Well, I don't know if the fall's going to kill Jason Giambi, but the fall is likely going to be hard, fast and painful - and there’s no pill or shot to make it better.
Giambi told a grand jury, under promise of legal immunity and threat of perjury, that he knowingly ingested steroids early throughout his baseball career and used human growth hormone in 2003, providing the Rick Reillys, Jay Marriottis and Skip Baylesses of the world with their smoking gun.
HA! We caught the cheater! And now for the rest of his career, Giambi (and the others who will be named) will be crucified on crosses of syringes, vials and cream.
It's the price of admission.
At some point in his career, a young third baseman named Jason saw the big dollars and the fast cars and the hot lifestyle and made a deal with the devil, and now the devil's getting his due. Is it conclusive that the steroids made Giambi the slugging first sacker so coveted in the 2002 off season? No, but we can say that they probably didn't hurt. A lifetime of public derision and scorn was not a clause included in his seven-year, $120 million contract, but its part of that other deal he made.
In his story, Faust sold his soul to the devil for knowledge and power…. Now Giambi may have gotten power out of his deal, but it came with the knowledge that one day he could be found out.
I can't say with certainty if Giambi's miserable 2004 was the result of steroid use, and you know what? Neither can anyone else. We can paint a picture, we can connect vague and perhaps coincidental dots, but we cannot yet say that correlation equals causation.

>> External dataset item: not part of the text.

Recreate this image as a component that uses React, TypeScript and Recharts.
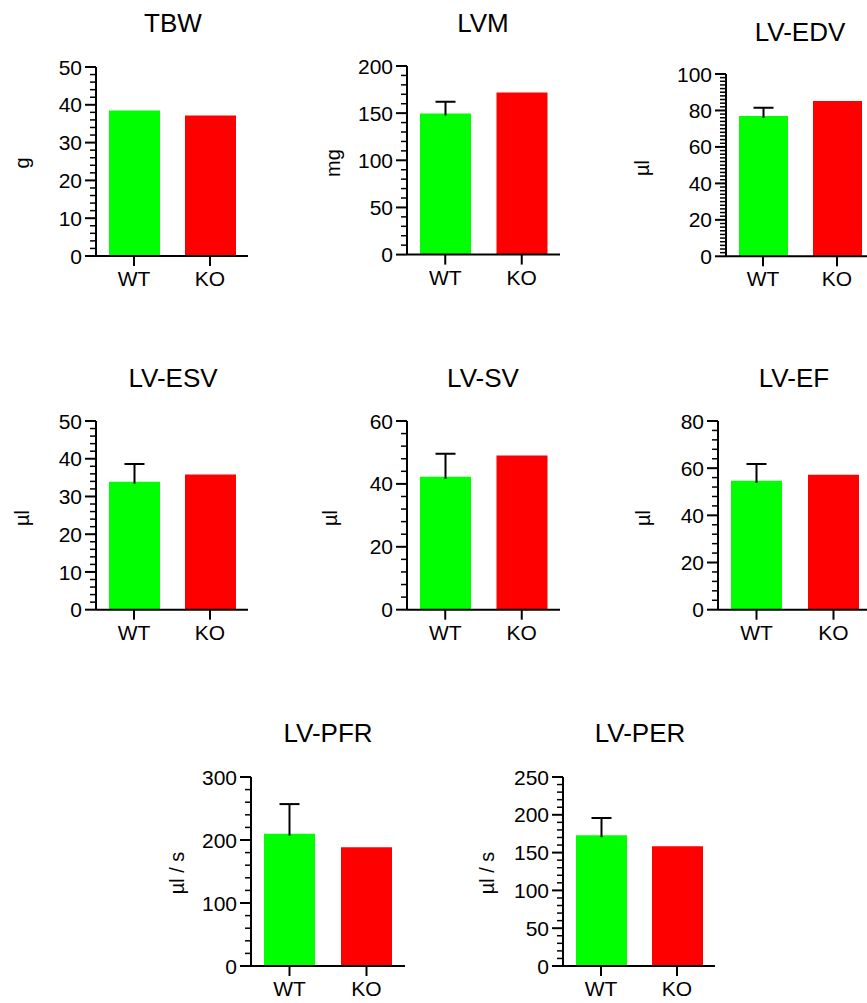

It's entirely possible that Giambi comes out and hits like a house of fire next season. 35 homers. 130 RBIs. An over-.400 OBP… I hope he does. But it's equally possible that he stumbles again, and the boo birds and the hecklers and the writers will circle over him and pick at him all season.
The devil is coming to collect on Jason Giambi, and regardless of what the production is on the field, this albatross will hang 'round his neck forever - it will be included in feature stories, columns and his obituary, much the way that its attached to Ken Caminitti.
"Jason Giambi, admitted steroid user and 2000 MVP winner. . . "
It’s a price that I’m sure Giambi never figured he’d have to pay.
ESPN's Peter Gammons is reporting that a deal sending Randy Johnson to the Yankees for Javier Vazquez could be completed next week.
Boston Dirt Dogs is reporting that the Diamondbacks will receive Vazquez, Eric Duncan, another player (possibly Tom Gordon) and about $4 million for each of the next three seasons to cover Vazquez's contract. The Diamondbacks may then look to move Vazquez to another team since they believe he would demand a trade next winter.
What an unbelievably stupid trade for the Yankees, if it goes down like this. I wouldn't trade Vazquez for Johnson straight-up, because I think that Vazquez is very very likely to turn it around, and Johnson has knee problems and is 41. R.J. is of course more likely to have a dominant season than Vazquez next year, but Vazquez will likely have more value over the next three seasons than Johnson.
Throw in Duncan, a great young prospect who I think could fetch someone useful by himself at the trade deadline if he has a strong first half at AA this year, and it becomes a very difficult trade to accept. If Gordon's part of the deal, it's quite probably the most idiotic trade they've made since Steinbrenner returned.
The curse of the ALCS is that it's overshadowed everything that happened in the regular season. Their rotation struggled all year, and everyone expected it to cost them in October. But the rotation stepped it up in the playoffs, and the only game the starting pitching cost them was Game Seven of the ALCS. What really cost them was their overworked pen, and their lack of clutch hitting in the last four games of the series. Does the rotation need improvement? Yes, but not at the expense of the bullpen, and the improvement from Johnson isn't as huge as his name recognition would lead you to believe.
The Yankees should just sign Pedro if they're so intent on getting an ace. His 2004 numbers were average, but he really will be outstanding if used right, and he'll only cost money.